Best Buy Company, Inc. (BBY – Free Report) started fiscal 2019 on an upbeat note, with both the top and the bottom line not only surpassing the Zacks Consensus Estimate for the second straight quarter but also growing year over year.
This consumer electronics retailer posted first-quarter adjusted earnings per share of 82 cents, surpassing the Zacks Consensus Estimate of 75 cents. Moreover, the bottom line improved 36.7% year over year, which boosted investors’ confidence.
The top line increased nearly 6.8% year over year to $9,109 million and beat the consensus mark of $8,785 million. Enterprise comparable-store sales (comps) were up 7.1% compared with 1.6% in the prior-year quarter.
Moreover, this Zacks Rank #2 (Buy) stock rallied nearly 5.4% in the past three months, outperforming the industry’s growth of 0.1%.
Adjusted operating profit came in at $302 million, up 0.7% year over year. However, adjusted operating margin contracted 20 basis points (bps) to 3.3%.
Domestic segment revenues rose 6.3% year over year to $8,412 million, primarily owing to a 7.1% increase in comparable sales. This was partially offset by a revenue loss stemming from the shutdown of 17 large-format and 193 Best Buy Mobile stores over the past year.
Domestic comparable-online sales grew 12% to $1.14 billion on an increase in average order value and conversion rates.
The segment’s gross profit rose 4.9% to $1,962 million, while adjusted gross margin came in at 23.3%, down 30 bps year over year. Adjusted operating income rose 1.7% to $303 million. However, adjusted operating income margin contracted 20 bps to 3.6%.
International segment revenues climbed 13.1% to $697 million, primarily on the back of a 6.4% rise in comparable sales growth in Canada and Mexico, and a favorable foreign currency impact of 500 bps.
The segment’s gross profit grew 7.9% to $163 million in the reported quarter but adjusted gross margin contracted 110 bps to 23.4%. Adjusted operating loss came in at $1 million, down from adjusted operating profit of $2 million in the year-ago quarter.
Other Financial Details
Best Buy ended first-quarter fiscal 2019 with cash and cash equivalents of $1,848 million, long-term debt of $792 million and total equity of $3,420 million.

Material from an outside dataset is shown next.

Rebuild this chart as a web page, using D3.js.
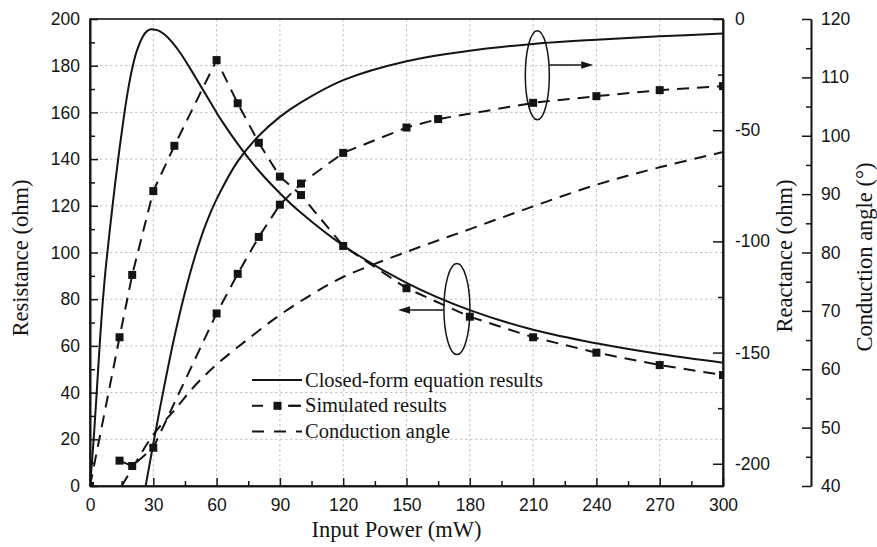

In the fiscal first quarter, the company returned about $528 million to shareholders via buybacks of $400 million and dividends of $128 million. Moreover, it declared to buy back $1.5 billion of shares during fiscal 2019.
Best Buy provided an encouraging view for the second quarter and fiscal 2019. For fiscal 2019, management forecasts Enterprise revenues of $41-42 billion, with comps growth of nearly flat to up 2%. The company anticipates adjusted operating income rate of about 4.5%, flat with the fiscal 2018 level. Meanwhile, the company expects an effective tax rate of 25% and earnings per share in the range of $4.80-$5.00, reflecting growth of about 9-13% from fiscal 2018. The Zacks Consensus Estimate for fiscal 2019 is pegged at $4.98.
For the second quarter, management anticipates Enterprise revenues between $9.1 billion and $9.2 billion and comparable sales increase of 3-4%. Management projects adjusted earnings in the band of 77-82 cents a share, reflecting an increase of 12-19% year over year. The Zacks Consensus Estimate is in line with the high end of the company’s guided range.
Also, in the fiscal second quarter, the company expects domestic comparable sales growth of 3-4%, while international comparable sales are estimated in the band of 1-4%.